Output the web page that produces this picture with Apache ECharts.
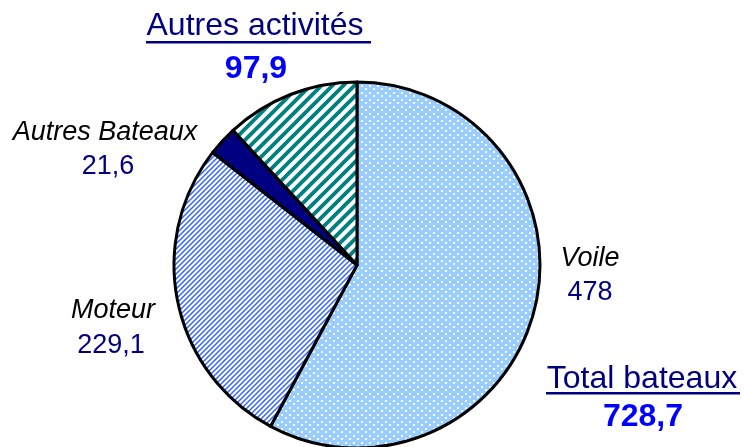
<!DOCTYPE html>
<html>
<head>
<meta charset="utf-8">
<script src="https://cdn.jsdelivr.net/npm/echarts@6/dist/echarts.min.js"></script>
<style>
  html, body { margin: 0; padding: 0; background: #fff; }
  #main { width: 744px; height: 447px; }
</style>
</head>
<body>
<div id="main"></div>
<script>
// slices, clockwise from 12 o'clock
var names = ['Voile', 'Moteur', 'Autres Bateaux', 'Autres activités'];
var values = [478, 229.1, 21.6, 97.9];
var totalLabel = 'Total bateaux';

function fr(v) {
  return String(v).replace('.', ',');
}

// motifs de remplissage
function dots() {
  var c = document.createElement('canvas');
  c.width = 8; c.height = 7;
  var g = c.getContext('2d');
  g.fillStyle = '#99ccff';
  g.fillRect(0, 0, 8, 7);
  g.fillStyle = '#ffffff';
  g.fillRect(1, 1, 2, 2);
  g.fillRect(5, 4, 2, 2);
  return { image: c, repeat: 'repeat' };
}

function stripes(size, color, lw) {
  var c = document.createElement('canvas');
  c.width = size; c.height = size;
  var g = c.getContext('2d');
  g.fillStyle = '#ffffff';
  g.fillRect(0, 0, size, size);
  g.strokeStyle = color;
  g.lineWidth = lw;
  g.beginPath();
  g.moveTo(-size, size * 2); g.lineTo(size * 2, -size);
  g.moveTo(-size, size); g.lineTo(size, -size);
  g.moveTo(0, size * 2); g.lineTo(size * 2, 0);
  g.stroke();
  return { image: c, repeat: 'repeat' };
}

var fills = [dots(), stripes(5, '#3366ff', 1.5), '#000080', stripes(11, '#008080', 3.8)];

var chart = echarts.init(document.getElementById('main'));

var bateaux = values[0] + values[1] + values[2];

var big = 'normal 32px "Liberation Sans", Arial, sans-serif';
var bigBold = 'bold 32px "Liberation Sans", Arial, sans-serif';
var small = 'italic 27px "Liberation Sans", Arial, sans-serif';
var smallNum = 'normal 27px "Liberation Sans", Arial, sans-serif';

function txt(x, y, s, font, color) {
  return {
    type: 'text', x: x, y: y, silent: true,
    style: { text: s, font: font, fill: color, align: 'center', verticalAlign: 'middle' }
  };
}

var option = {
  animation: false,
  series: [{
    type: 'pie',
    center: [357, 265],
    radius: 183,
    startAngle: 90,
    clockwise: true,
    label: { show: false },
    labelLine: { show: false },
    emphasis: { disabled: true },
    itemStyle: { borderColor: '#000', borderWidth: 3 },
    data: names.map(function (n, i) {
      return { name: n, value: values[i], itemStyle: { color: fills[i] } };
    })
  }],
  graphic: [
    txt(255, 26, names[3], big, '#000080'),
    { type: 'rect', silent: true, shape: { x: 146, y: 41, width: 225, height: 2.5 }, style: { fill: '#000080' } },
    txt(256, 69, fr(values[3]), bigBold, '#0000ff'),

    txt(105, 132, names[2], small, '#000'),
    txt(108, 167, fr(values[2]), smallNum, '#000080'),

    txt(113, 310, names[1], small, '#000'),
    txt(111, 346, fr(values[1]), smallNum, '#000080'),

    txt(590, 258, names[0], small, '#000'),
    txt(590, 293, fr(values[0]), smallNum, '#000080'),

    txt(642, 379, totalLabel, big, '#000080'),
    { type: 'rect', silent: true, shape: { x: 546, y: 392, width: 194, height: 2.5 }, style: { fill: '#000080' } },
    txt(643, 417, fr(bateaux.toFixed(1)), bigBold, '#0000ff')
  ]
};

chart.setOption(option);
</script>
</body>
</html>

******

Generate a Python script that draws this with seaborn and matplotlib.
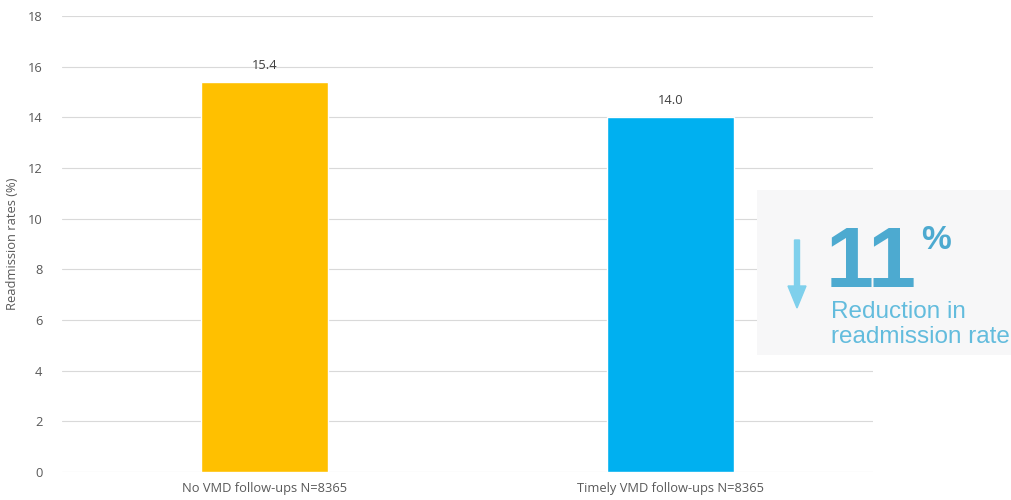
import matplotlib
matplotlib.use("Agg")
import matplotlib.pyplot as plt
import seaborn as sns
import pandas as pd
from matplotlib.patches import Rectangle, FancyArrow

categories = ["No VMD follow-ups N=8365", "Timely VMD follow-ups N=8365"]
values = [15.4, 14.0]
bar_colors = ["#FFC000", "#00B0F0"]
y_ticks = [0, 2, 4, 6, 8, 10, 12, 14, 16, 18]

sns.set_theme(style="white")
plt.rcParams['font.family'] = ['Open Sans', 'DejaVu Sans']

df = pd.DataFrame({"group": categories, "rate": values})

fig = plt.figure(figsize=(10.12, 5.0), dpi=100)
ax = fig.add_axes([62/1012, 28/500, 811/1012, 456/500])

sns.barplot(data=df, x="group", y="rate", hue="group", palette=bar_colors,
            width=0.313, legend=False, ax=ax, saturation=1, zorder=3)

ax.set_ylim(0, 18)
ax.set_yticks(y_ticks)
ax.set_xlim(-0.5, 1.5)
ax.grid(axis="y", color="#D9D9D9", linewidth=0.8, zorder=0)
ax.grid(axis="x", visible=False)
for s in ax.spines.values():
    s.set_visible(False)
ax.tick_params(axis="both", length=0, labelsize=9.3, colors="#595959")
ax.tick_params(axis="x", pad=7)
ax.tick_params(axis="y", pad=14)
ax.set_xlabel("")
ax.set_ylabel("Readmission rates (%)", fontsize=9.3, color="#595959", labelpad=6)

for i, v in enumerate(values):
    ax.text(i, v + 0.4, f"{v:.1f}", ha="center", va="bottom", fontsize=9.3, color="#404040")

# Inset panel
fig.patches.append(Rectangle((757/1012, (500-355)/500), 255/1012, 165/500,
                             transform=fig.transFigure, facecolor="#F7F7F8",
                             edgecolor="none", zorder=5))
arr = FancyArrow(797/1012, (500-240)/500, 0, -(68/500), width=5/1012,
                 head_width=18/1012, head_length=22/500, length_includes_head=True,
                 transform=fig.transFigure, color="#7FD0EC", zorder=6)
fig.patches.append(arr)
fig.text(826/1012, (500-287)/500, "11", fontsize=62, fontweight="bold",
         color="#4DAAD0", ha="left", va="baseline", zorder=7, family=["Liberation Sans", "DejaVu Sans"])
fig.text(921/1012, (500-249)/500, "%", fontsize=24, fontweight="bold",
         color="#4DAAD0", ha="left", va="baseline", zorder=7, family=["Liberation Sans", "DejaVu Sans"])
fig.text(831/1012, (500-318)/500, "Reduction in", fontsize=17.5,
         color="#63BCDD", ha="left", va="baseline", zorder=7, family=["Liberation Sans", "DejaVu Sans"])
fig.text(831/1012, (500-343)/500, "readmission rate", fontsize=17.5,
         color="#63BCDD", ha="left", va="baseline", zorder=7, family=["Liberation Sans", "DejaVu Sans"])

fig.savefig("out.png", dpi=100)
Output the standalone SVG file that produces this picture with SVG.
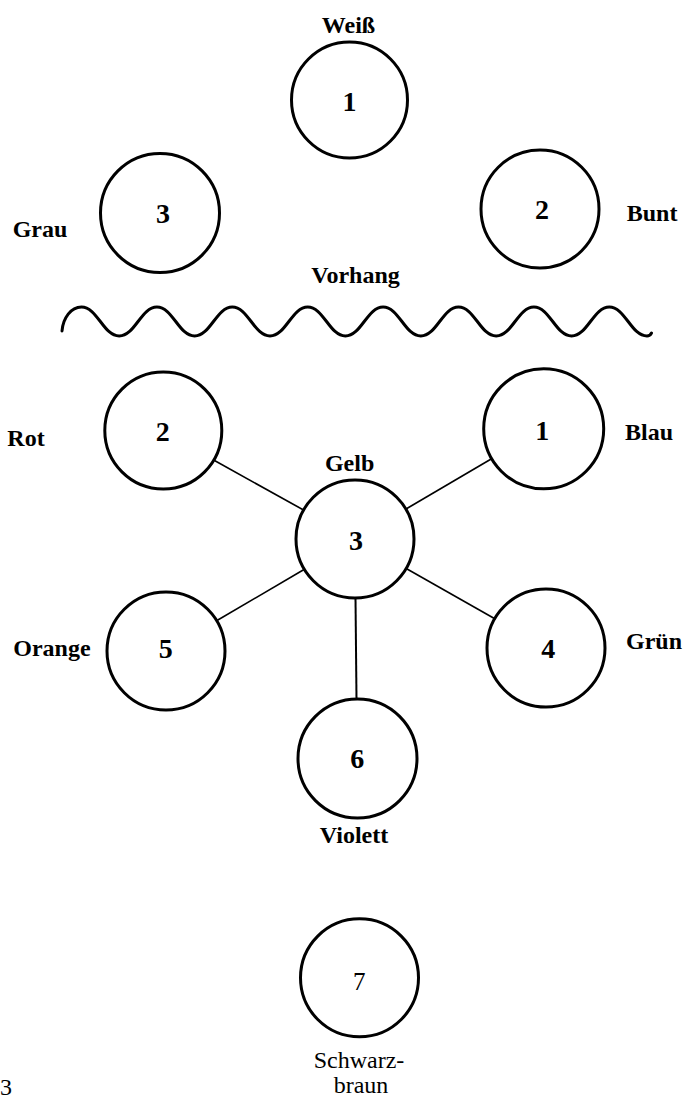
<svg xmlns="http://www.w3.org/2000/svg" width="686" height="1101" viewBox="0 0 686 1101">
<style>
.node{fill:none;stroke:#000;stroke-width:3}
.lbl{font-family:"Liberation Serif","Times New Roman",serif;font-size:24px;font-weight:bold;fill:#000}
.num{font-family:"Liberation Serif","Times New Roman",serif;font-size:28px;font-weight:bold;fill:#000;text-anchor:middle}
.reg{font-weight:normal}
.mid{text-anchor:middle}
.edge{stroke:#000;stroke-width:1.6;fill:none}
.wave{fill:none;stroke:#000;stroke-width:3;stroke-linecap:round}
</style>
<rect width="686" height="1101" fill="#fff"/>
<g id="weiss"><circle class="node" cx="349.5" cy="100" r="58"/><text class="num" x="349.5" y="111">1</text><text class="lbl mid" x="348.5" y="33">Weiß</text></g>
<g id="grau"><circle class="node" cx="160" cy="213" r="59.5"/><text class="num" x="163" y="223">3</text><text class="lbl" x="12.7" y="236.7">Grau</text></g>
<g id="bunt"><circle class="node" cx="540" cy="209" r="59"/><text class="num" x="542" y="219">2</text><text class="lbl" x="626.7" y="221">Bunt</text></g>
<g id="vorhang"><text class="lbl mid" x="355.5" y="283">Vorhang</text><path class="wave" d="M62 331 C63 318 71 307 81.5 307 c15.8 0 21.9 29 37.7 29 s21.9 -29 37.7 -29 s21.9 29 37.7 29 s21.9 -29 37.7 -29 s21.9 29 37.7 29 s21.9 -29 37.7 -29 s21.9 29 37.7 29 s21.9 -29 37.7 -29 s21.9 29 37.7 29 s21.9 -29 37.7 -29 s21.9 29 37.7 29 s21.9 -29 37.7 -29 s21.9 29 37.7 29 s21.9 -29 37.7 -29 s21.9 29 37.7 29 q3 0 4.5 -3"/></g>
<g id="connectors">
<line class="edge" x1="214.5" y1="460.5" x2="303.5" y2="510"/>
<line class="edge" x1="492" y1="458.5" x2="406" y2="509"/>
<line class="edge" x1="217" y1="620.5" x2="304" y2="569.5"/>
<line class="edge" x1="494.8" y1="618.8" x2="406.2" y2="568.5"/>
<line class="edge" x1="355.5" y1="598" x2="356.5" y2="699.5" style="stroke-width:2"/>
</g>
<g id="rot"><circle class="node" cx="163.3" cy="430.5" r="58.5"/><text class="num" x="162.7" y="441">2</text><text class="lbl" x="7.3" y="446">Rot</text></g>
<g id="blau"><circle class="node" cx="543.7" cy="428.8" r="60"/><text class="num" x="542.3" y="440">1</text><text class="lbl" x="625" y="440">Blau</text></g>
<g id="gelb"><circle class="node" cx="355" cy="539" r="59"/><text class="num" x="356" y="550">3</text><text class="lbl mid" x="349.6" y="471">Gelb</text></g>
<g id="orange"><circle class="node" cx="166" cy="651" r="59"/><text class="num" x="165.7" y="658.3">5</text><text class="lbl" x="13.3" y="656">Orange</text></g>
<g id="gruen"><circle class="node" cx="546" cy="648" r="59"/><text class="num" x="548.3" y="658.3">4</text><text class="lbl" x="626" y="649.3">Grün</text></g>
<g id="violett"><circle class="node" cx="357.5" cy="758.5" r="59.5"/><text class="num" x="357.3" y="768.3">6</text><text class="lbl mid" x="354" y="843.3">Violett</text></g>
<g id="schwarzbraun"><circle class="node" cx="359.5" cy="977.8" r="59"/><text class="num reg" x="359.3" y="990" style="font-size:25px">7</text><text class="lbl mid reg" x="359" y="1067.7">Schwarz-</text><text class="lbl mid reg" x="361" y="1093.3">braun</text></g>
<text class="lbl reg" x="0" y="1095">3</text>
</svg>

******

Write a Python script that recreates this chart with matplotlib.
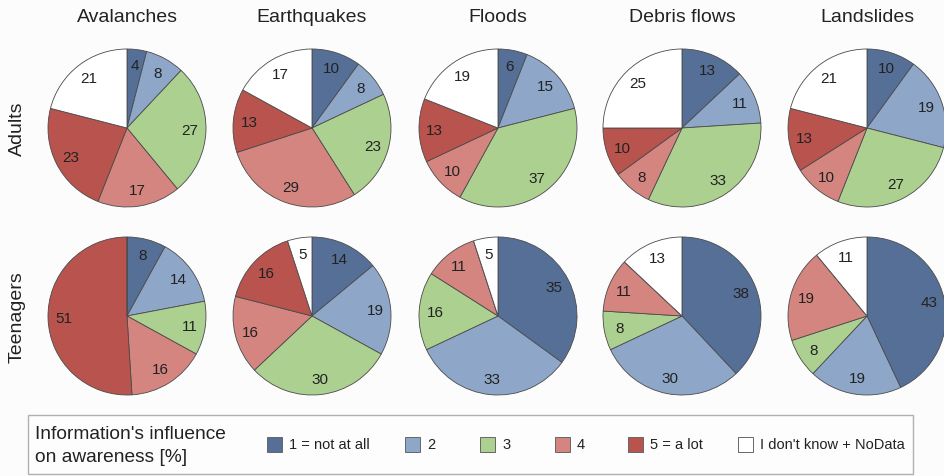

******

TASK DESCRIPTION: Extract the part of the records that opens with the line containing "Output the web" and closes with the line containing "var bateaux = values[0]". Take only those lines, exactly, and no pictures.

ANSWER TO THE TASK:
Output the web page that produces this picture with Apache ECharts.
<!DOCTYPE html>
<html>
<head>
<meta charset="utf-8">
<script src="https://cdn.jsdelivr.net/npm/echarts@6/dist/echarts.min.js"></script>
<style>
  html, body { margin: 0; padding: 0; background: #fff; }
  #main { width: 744px; height: 447px; }
</style>
</head>
<body>
<div id="main"></div>
<script>
// slices, clockwise from 12 o'clock
var names = ['Voile', 'Moteur', 'Autres Bateaux', 'Autres activités'];
var values = [478, 229.1, 21.6, 97.9];
var totalLabel = 'Total bateaux';

function fr(v) {
  return String(v).replace('.', ',');
}

// motifs de remplissage
function dots() {
  var c = document.createElement('canvas');
  c.width = 8; c.height = 7;
  var g = c.getContext('2d');
  g.fillStyle = '#99ccff';
  g.fillRect(0, 0, 8, 7);
  g.fillStyle = '#ffffff';
  g.fillRect(1, 1, 2, 2);
  g.fillRect(5, 4, 2, 2);
  return { image: c, repeat: 'repeat' };
}

function stripes(size, color, lw) {
  var c = document.createElement('canvas');
  c.width = size; c.height = size;
  var g = c.getContext('2d');
  g.fillStyle = '#ffffff';
  g.fillRect(0, 0, size, size);
  g.strokeStyle = color;
  g.lineWidth = lw;
  g.beginPath();
  g.moveTo(-size, size * 2); g.lineTo(size * 2, -size);
  g.moveTo(-size, size); g.lineTo(size, -size);
  g.moveTo(0, size * 2); g.lineTo(size * 2, 0);
  g.stroke();
  return { image: c, repeat: 'repeat' };
}

var fills = [dots(), stripes(5, '#3366ff', 1.5), '#000080', stripes(11, '#008080', 3.8)];

var chart = echarts.init(document.getElementById('main'));

var bateaux = values[0] + values[1] + values[2];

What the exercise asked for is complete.